* _RECORD SET_
####################
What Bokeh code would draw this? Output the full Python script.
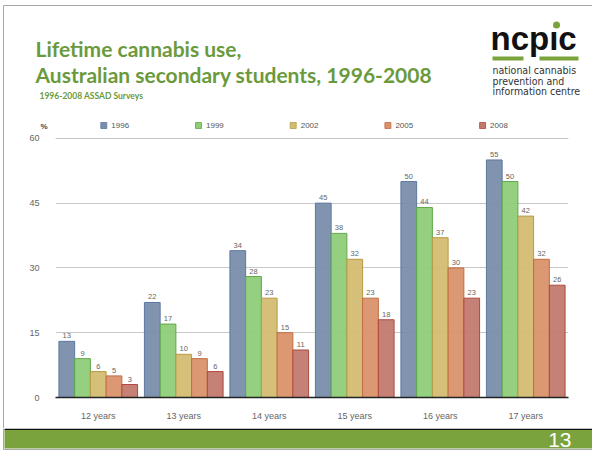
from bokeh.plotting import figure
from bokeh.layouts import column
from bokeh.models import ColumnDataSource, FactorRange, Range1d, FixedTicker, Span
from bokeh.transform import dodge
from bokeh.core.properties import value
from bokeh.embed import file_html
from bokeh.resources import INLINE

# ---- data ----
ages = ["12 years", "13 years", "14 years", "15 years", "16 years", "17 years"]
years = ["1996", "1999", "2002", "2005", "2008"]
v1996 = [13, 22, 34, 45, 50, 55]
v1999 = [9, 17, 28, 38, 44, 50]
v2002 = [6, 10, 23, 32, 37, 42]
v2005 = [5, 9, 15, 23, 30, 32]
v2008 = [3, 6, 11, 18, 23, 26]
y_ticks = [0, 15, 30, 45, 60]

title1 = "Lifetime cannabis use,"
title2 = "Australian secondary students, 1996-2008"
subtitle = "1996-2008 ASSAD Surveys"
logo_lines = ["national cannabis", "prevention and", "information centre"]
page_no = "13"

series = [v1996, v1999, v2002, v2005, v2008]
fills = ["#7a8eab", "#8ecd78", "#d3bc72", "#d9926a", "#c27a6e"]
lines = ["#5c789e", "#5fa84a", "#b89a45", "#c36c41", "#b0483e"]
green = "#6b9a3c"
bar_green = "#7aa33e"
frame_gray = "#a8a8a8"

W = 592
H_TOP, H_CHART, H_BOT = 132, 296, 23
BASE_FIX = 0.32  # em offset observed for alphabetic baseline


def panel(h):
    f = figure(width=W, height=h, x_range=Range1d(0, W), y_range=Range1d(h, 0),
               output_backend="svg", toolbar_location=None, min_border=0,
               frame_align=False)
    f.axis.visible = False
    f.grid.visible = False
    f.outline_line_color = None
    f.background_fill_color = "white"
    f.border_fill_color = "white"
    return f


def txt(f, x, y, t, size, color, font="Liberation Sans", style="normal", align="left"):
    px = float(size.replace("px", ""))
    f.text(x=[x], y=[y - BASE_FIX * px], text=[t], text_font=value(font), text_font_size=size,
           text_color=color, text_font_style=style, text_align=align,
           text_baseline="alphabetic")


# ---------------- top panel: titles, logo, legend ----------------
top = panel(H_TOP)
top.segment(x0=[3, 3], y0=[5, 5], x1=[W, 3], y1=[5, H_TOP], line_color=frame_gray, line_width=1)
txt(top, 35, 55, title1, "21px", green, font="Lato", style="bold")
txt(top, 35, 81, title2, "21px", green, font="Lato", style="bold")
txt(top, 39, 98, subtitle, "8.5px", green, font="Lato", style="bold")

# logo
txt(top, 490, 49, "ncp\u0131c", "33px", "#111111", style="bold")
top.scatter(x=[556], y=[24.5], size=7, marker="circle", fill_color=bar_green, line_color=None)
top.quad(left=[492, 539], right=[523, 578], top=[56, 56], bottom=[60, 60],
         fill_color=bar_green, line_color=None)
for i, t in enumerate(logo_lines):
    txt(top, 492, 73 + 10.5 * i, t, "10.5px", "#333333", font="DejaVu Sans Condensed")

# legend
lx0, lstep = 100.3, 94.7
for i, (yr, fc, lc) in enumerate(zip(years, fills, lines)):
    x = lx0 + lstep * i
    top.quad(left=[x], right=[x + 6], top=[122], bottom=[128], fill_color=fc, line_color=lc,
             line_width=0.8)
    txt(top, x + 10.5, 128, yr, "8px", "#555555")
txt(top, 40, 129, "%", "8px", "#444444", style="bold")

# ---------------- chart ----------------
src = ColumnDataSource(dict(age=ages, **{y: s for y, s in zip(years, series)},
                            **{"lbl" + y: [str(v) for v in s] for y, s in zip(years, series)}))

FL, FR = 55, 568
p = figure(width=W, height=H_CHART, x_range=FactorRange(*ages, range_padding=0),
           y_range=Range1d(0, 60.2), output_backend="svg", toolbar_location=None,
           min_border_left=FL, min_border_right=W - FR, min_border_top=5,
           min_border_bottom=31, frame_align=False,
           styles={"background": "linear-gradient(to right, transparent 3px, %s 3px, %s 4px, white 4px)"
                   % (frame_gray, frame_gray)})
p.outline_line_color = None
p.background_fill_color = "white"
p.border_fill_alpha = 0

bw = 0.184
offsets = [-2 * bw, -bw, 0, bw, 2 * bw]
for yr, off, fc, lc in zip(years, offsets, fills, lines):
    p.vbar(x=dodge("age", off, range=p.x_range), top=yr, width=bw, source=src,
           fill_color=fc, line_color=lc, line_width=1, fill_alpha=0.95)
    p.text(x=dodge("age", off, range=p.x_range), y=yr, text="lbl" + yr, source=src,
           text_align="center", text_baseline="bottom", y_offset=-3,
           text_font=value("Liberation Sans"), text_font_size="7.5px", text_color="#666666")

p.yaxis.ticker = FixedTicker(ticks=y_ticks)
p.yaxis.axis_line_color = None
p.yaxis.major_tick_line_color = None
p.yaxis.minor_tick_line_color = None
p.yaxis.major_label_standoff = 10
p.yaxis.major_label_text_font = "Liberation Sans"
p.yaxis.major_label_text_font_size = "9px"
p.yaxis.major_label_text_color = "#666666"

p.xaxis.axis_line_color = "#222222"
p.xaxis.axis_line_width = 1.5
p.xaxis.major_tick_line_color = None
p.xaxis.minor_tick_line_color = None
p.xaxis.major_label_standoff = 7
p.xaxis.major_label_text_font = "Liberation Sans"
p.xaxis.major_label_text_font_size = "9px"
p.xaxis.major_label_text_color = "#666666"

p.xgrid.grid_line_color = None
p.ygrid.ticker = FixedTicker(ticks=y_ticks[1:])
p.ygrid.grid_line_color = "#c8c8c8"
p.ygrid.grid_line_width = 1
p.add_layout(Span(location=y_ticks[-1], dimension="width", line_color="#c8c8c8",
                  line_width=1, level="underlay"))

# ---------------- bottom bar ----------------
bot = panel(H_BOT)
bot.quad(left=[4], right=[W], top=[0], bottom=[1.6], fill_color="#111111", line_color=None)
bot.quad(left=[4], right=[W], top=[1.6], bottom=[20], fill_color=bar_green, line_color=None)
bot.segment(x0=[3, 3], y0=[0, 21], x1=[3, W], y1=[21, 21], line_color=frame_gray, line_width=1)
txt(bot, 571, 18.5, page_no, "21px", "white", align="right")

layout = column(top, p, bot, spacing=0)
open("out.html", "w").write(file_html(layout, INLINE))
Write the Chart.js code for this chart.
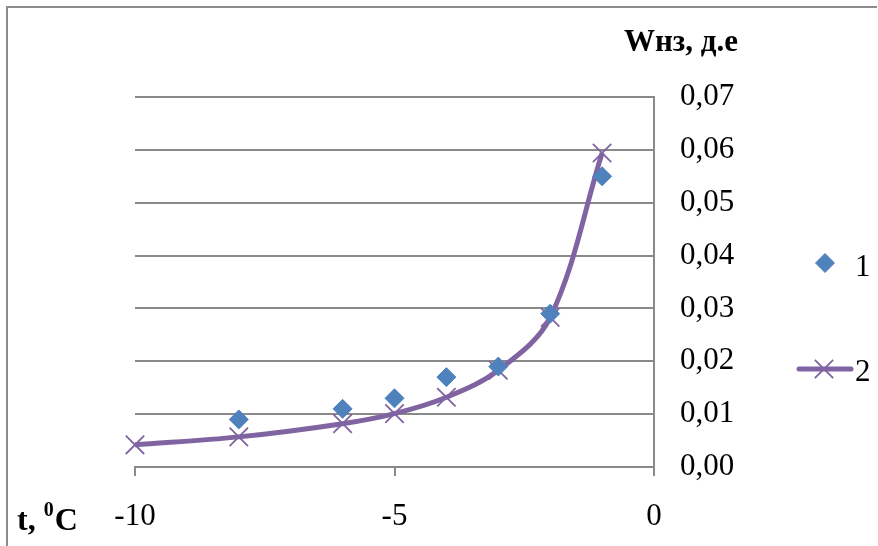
####################
* _TASK GOAL_
Which lines of the data include "code"? Copy each of them.

* _ANSWER FOR THIS EXERCISE_
What Bokeh code would draw this? Output the full Python script.
Write the Chart.js code for this chart.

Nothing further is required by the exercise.